0

I need to create a file with each line like:

ABC11225_2023__Sacramento________John_________White_________05/13/1990

from an SQL server query that selects that data out of a database. Each column of data must have a fixed width, using the above example the widths would be:

id year city firstname lastname birthdate
9 spaces 6 spaces 20 spaces 15 spaces 12 spaces 10 spaces

any space not taken up by data from the query has to be filled with white space (here I filled them with _ as I am not good at markdown), and any space exceeding the given column width has to be trimmed.

There are 188 columns total

I have all the column widths stored in a csv, and first I get those into a list. I am then using pyodbc to run the stored procedure on SQL server, to iterate through them.

file = open('columnWidths.csv', 'r')
data = list(csv.reader(file, delimiter=","))
file.close()
cnxn = pyodbc.connect('DRIVER={ODBC Driver 17 for SQL Server};SERVER=' +
                      server+';Database='+database+';Trusted_Connection=yes;')
cursor = cnxn.cursor()
cursor.execute("{call [dbo].[GetApplicationData]}")
applications = cursor.fetchall()

The issue I don't know how to efficiently solve is that each row may be missing data, or may need to be transformed. For example, a boolean value in the database for column 10 may be Y, but I have to transform it to a 1 for Y 0 for N. It may also be NULL in the database, which shows up as None in the pyodbc row object returned from fetchall().

I can create a loop and for each entry pad and trim appropriately, like so

for app in applications:
    a = ''
    a += app[0].ljust(int(data[0][0]))[0:int(data[0][0])]
    a += app[1].ljust(int(data[1][0]))[0:int(data[1][0])]
    a += app[2].ljust(int(data[2][0]))[0:int(data[2][0])]

but I am worried about performance if I have to add a match:case statement for each column to catch if the row contained a null in the database. Something like

for app in applications:
    for i in range(0, len(data)-1):
        columnWidth = int(data[i][0])
        r = app[i]
        match r:
            case str():
                a += app[i].ljust(columnWidth)[:columnWidth]
            case int():
                a += str(app[i]).ljust(columnWidth)[:columnWidth]
            case date():
                a += r.strftime("%m/%d/%Y").ljust(columnWidth)[:columnWidth]
            case None:
                a += ''.ljust(columnWidth)[:columnWidth]

Is there a better/smarter way to go about generating a fixed length file with these requirements?

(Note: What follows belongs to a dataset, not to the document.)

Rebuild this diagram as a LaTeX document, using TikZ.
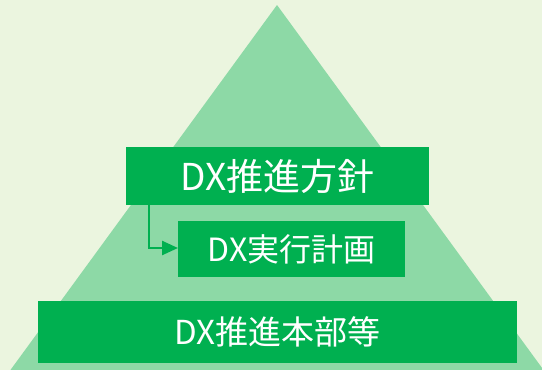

  • The old-fashioned printf formatting can do columns (`print("%-10s" % "abcd")`), but it does not LIMIT larger strings. If it were me, I'd create a function that accepts a value and a column width, and returns a correctly aligned and padded result. – Tim Roberts Jun 09 '23 at 22:10
  • i'd probably do the padding on the sql server side. cast every column to CHAR(X) and you get the spaces automatically. Watch out for truncation – siggemannen Jun 09 '23 at 23:27

0 Answers0